St. Louis short sales also give homeowners the dignity of selling their own home. It’s a less than ideal situation, but sellers can try for as good a deal as possible. They’ll also be able to live in their homes until the sale is complete, which means they won’t have to vacate quickly and find a new home with little warning.

Banks will accept these deals because foreclosure is a hassle for them too. If a house is foreclosed on, then the bank assumes responsibility for maintenance and selling the home. Banks want to avoid this, so accepting a short sale is sometimes better in the long run.

In short sales, banks also handle the closing costs, which saves both the buyer and seller money.  

How to Get in on a Short Sale

Short sales look like any other real estate sale. If you’re looking specifically for short sales, then you first want to find a real estate pro who specializes in these sales. There’s a lot of paperwork and hoops to jump through, so you want to be sure you have everything lined up when you make an offer.

When your offer is accepted by the seller, the seller then has to go through the bank and get the bank’s approval.
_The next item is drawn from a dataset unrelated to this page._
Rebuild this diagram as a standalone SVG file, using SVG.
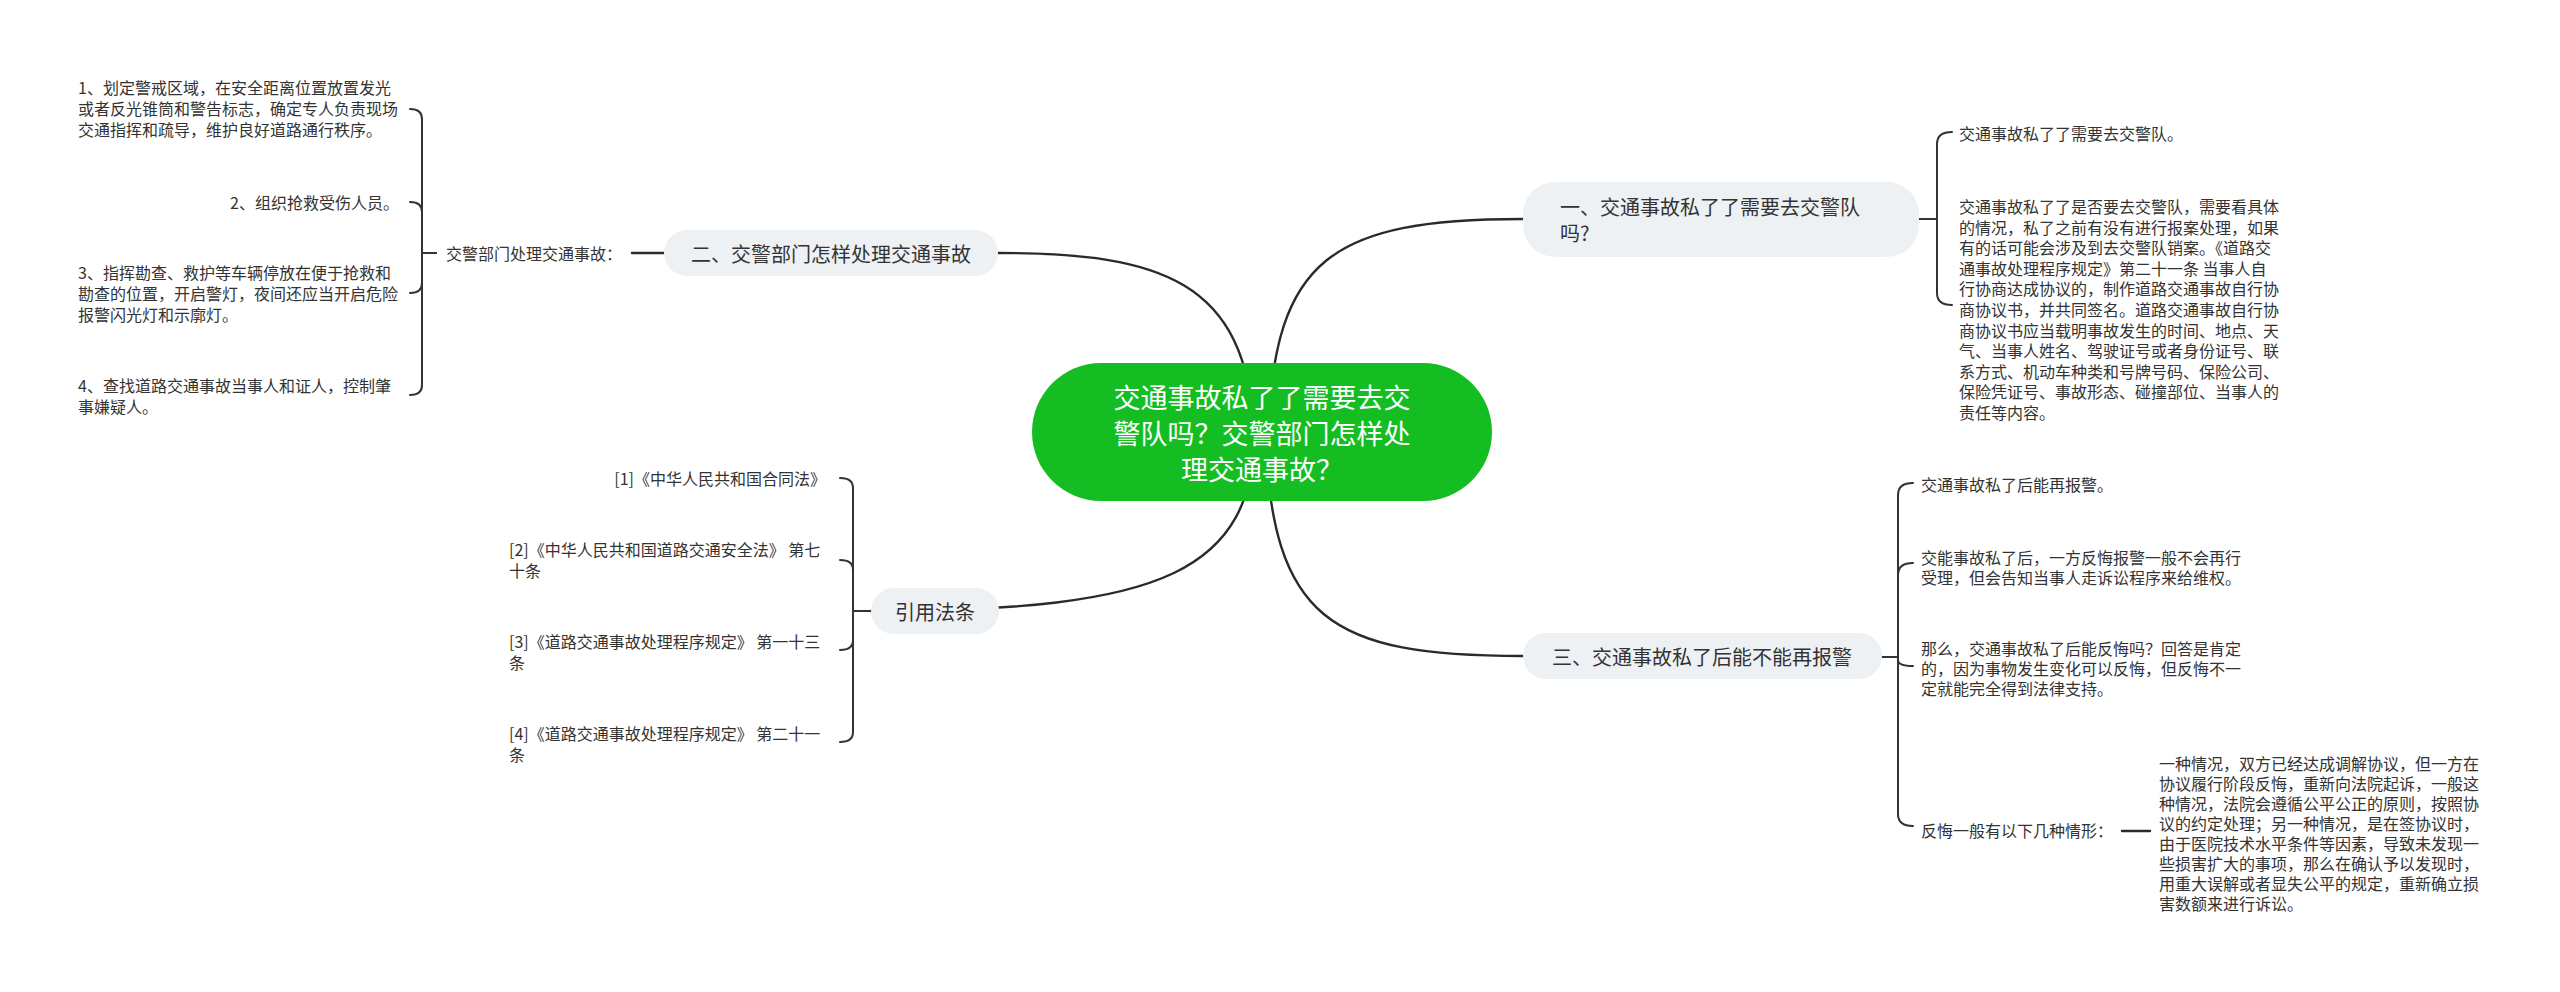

This is where things can get difficult. The bank knows it’s going to be getting a loss here, so they’re going to try and make as much money as possible.

In order for a short sale to go through, the seller must convince the bank that this is the better deal because the seller won’t be able to make mortgage payments. They’ll need to show bank statements, W2s and tax returns as well as other financial documents to show that the money is no longer coming in.

This can be a long process. There’s a lot of back and forth with the bank, and you might be waiting for a long time for the sale to go through. But in the end, you should have a home for a good price.